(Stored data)
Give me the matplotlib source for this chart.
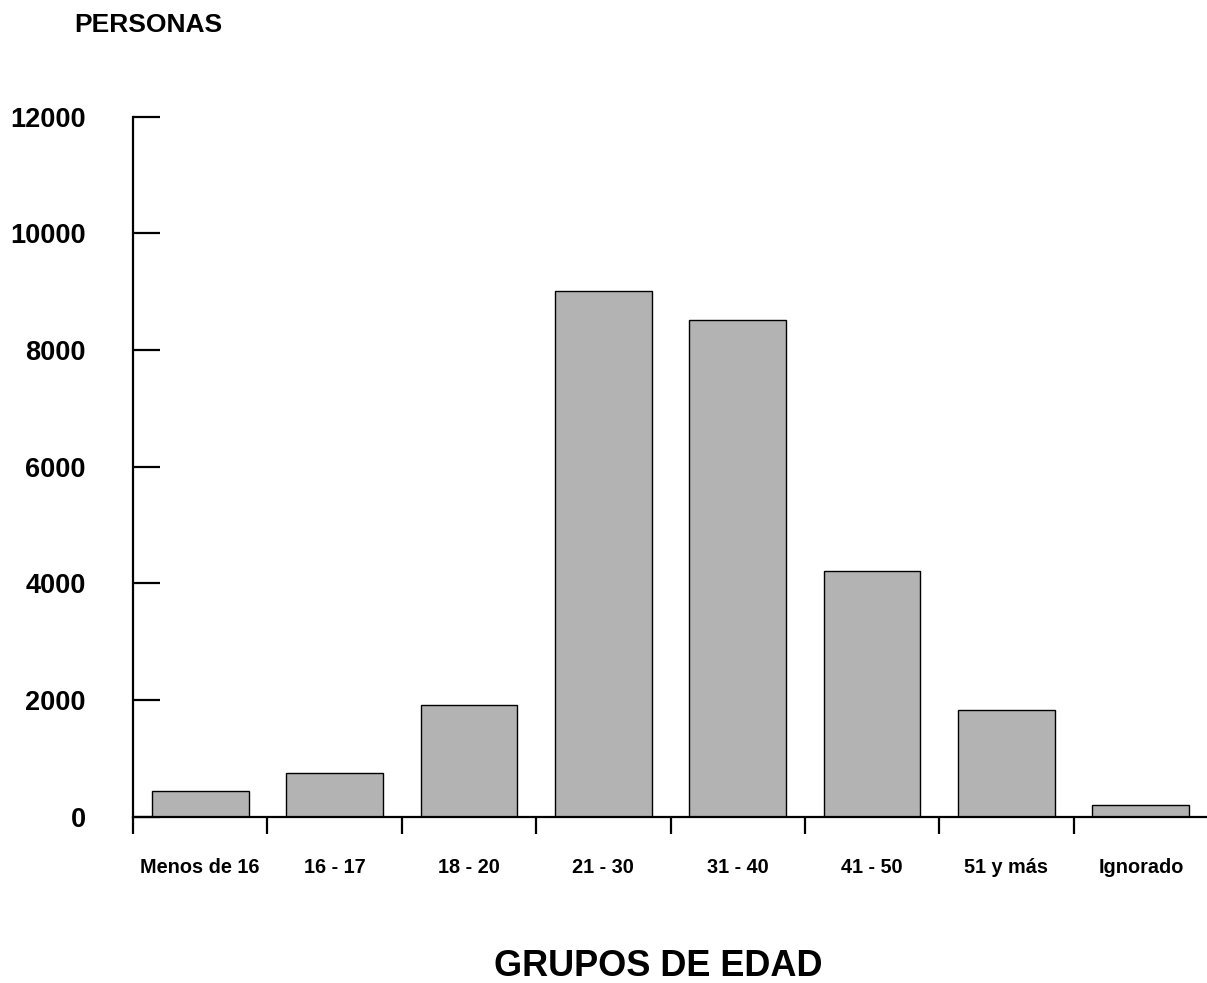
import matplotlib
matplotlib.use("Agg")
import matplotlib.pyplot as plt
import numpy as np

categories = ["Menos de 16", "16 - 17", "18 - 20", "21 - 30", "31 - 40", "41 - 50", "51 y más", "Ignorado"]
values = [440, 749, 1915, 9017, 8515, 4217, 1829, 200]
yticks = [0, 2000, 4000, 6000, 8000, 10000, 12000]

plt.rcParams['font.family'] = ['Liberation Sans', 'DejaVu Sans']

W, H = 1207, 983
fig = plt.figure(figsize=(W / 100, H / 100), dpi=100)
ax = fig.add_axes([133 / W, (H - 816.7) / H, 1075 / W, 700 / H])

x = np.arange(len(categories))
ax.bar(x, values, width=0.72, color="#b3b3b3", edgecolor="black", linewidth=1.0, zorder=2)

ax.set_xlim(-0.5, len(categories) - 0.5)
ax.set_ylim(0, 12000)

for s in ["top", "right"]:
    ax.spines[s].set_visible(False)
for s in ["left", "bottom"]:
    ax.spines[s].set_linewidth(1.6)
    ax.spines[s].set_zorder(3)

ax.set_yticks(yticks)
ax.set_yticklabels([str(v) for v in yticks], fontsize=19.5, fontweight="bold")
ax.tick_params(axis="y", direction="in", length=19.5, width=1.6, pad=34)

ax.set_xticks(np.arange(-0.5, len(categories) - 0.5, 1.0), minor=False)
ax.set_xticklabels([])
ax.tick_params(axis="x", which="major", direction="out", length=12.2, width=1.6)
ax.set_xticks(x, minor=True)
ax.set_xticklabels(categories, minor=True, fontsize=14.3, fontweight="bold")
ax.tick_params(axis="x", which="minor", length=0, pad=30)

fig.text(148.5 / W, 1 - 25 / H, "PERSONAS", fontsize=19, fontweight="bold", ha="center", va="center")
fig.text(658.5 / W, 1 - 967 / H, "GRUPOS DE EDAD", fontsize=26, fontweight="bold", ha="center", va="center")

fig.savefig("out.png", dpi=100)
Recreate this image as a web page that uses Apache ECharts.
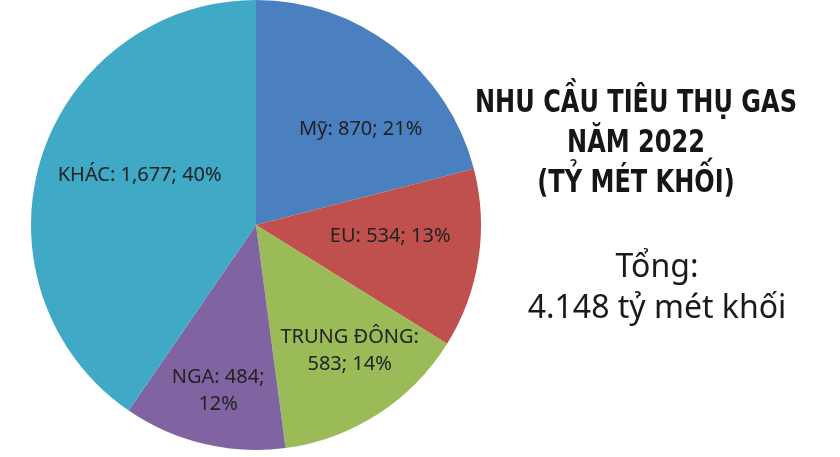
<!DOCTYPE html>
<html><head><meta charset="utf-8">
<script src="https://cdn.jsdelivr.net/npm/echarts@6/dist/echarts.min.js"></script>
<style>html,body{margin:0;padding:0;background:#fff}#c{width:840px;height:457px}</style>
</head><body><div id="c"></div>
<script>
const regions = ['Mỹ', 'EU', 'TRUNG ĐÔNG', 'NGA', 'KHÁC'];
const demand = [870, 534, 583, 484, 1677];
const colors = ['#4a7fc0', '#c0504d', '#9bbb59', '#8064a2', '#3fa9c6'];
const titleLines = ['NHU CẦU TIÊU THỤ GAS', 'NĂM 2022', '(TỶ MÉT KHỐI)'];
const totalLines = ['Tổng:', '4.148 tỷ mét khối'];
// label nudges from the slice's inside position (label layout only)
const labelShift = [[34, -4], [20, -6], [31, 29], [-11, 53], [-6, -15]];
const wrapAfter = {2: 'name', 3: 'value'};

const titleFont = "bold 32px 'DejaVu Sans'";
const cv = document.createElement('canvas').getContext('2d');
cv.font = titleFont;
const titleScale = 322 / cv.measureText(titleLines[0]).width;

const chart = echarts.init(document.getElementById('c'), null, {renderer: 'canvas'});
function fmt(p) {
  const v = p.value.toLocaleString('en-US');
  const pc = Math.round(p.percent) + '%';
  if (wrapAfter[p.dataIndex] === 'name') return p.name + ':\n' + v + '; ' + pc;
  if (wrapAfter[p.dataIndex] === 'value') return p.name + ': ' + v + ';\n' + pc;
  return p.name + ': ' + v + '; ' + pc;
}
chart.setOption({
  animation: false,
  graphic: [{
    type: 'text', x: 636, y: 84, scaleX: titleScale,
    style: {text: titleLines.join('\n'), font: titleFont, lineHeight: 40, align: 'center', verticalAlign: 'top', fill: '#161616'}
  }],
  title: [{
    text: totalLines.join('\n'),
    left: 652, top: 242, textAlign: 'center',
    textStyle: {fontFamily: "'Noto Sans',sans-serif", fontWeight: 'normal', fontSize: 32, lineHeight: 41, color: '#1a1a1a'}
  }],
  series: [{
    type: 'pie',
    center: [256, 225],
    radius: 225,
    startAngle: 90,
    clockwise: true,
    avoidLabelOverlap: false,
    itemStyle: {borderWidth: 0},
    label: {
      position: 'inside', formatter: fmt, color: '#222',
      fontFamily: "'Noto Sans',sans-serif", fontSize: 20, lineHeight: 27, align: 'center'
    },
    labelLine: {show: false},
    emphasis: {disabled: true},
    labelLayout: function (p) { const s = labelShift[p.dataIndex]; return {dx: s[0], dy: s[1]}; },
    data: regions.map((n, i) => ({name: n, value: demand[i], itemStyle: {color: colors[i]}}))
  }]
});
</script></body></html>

- **YOUR TASK**: Omit every picture while copying the listing above exactly.

- **EXERCISE RESPONSE**:
Give me the matplotlib source for this chart.
import matplotlib
matplotlib.use("Agg")
import matplotlib.pyplot as plt
import numpy as np

categories = ["Menos de 16", "16 - 17", "18 - 20", "21 - 30", "31 - 40", "41 - 50", "51 y más", "Ignorado"]
values = [440, 749, 1915, 9017, 8515, 4217, 1829, 200]
yticks = [0, 2000, 4000, 6000, 8000, 10000, 12000]

plt.rcParams['font.family'] = ['Liberation Sans', 'DejaVu Sans']

W, H = 1207, 983
fig = plt.figure(figsize=(W / 100, H / 100), dpi=100)
ax = fig.add_axes([133 / W, (H - 816.7) / H, 1075 / W, 700 / H])

x = np.arange(len(categories))
ax.bar(x, values, width=0.72, color="#b3b3b3", edgecolor="black", linewidth=1.0, zorder=2)

ax.set_xlim(-0.5, len(categories) - 0.5)
ax.set_ylim(0, 12000)

for s in ["top", "right"]:
    ax.spines[s].set_visible(False)
for s in ["left", "bottom"]:
    ax.spines[s].set_linewidth(1.6)
    ax.spines[s].set_zorder(3)

ax.set_yticks(yticks)
ax.set_yticklabels([str(v) for v in yticks], fontsize=19.5, fontweight="bold")
ax.tick_params(axis="y", direction="in", length=19.5, width=1.6, pad=34)

ax.set_xticks(np.arange(-0.5, len(categories) - 0.5, 1.0), minor=False)
ax.set_xticklabels([])
ax.tick_params(axis="x", which="major", direction="out", length=12.2, width=1.6)
ax.set_xticks(x, minor=True)
ax.set_xticklabels(categories, minor=True, fontsize=14.3, fontweight="bold")
ax.tick_params(axis="x", which="minor", length=0, pad=30)

fig.text(148.5 / W, 1 - 25 / H, "PERSONAS", fontsize=19, fontweight="bold", ha="center", va="center")
fig.text(658.5 / W, 1 - 967 / H, "GRUPOS DE EDAD", fontsize=26, fontweight="bold", ha="center", va="center")

fig.savefig("out.png", dpi=100)
Recreate this image as a web page that uses Apache ECharts.
<!DOCTYPE html>
<html><head><meta charset="utf-8">
<script src="https://cdn.jsdelivr.net/npm/echarts@6/dist/echarts.min.js"></script>
<style>html,body{margin:0;padding:0;background:#fff}#c{width:840px;height:457px}</style>
</head><body><div id="c"></div>
<script>
const regions = ['Mỹ', 'EU', 'TRUNG ĐÔNG', 'NGA', 'KHÁC'];
const demand = [870, 534, 583, 484, 1677];
const colors = ['#4a7fc0', '#c0504d', '#9bbb59', '#8064a2', '#3fa9c6'];
const titleLines = ['NHU CẦU TIÊU THỤ GAS', 'NĂM 2022', '(TỶ MÉT KHỐI)'];
const totalLines = ['Tổng:', '4.148 tỷ mét khối'];
// label nudges from the slice's inside position (label layout only)
const labelShift = [[34, -4], [20, -6], [31, 29], [-11, 53], [-6, -15]];
const wrapAfter = {2: 'name', 3: 'value'};

const titleFont = "bold 32px 'DejaVu Sans'";
const cv = document.createElement('canvas').getContext('2d');
cv.font = titleFont;
const titleScale = 322 / cv.measureText(titleLines[0]).width;

const chart = echarts.init(document.getElementById('c'), null, {renderer: 'canvas'});
function fmt(p) {
  const v = p.value.toLocaleString('en-US');
  const pc = Math.round(p.percent) + '%';
  if (wrapAfter[p.dataIndex] === 'name') return p.name + ':\n' + v + '; ' + pc;
  if (wrapAfter[p.dataIndex] === 'value') return p.name + ': ' + v + ';\n' + pc;
  return p.name + ': ' + v + '; ' + pc;
}
chart.setOption({
  animation: false,
  graphic: [{
    type: 'text', x: 636, y: 84, scaleX: titleScale,
    style: {text: titleLines.join('\n'), font: titleFont, lineHeight: 40, align: 'center', verticalAlign: 'top', fill: '#161616'}
  }],
  title: [{
    text: totalLines.join('\n'),
    left: 652, top: 242, textAlign: 'center',
    textStyle: {fontFamily: "'Noto Sans',sans-serif", fontWeight: 'normal', fontSize: 32, lineHeight: 41, color: '#1a1a1a'}
  }],
  series: [{
    type: 'pie',
    center: [256, 225],
    radius: 225,
    startAngle: 90,
    clockwise: true,
    avoidLabelOverlap: false,
    itemStyle: {borderWidth: 0},
    label: {
      position: 'inside', formatter: fmt, color: '#222',
      fontFamily: "'Noto Sans',sans-serif", fontSize: 20, lineHeight: 27, align: 'center'
    },
    labelLine: {show: false},
    emphasis: {disabled: true},
    labelLayout: function (p) { const s = labelShift[p.dataIndex]; return {dx: s[0], dy: s[1]}; },
    data: regions.map((n, i) => ({name: n, value: demand[i], itemStyle: {color: colors[i]}}))
  }]
});
</script></body></html>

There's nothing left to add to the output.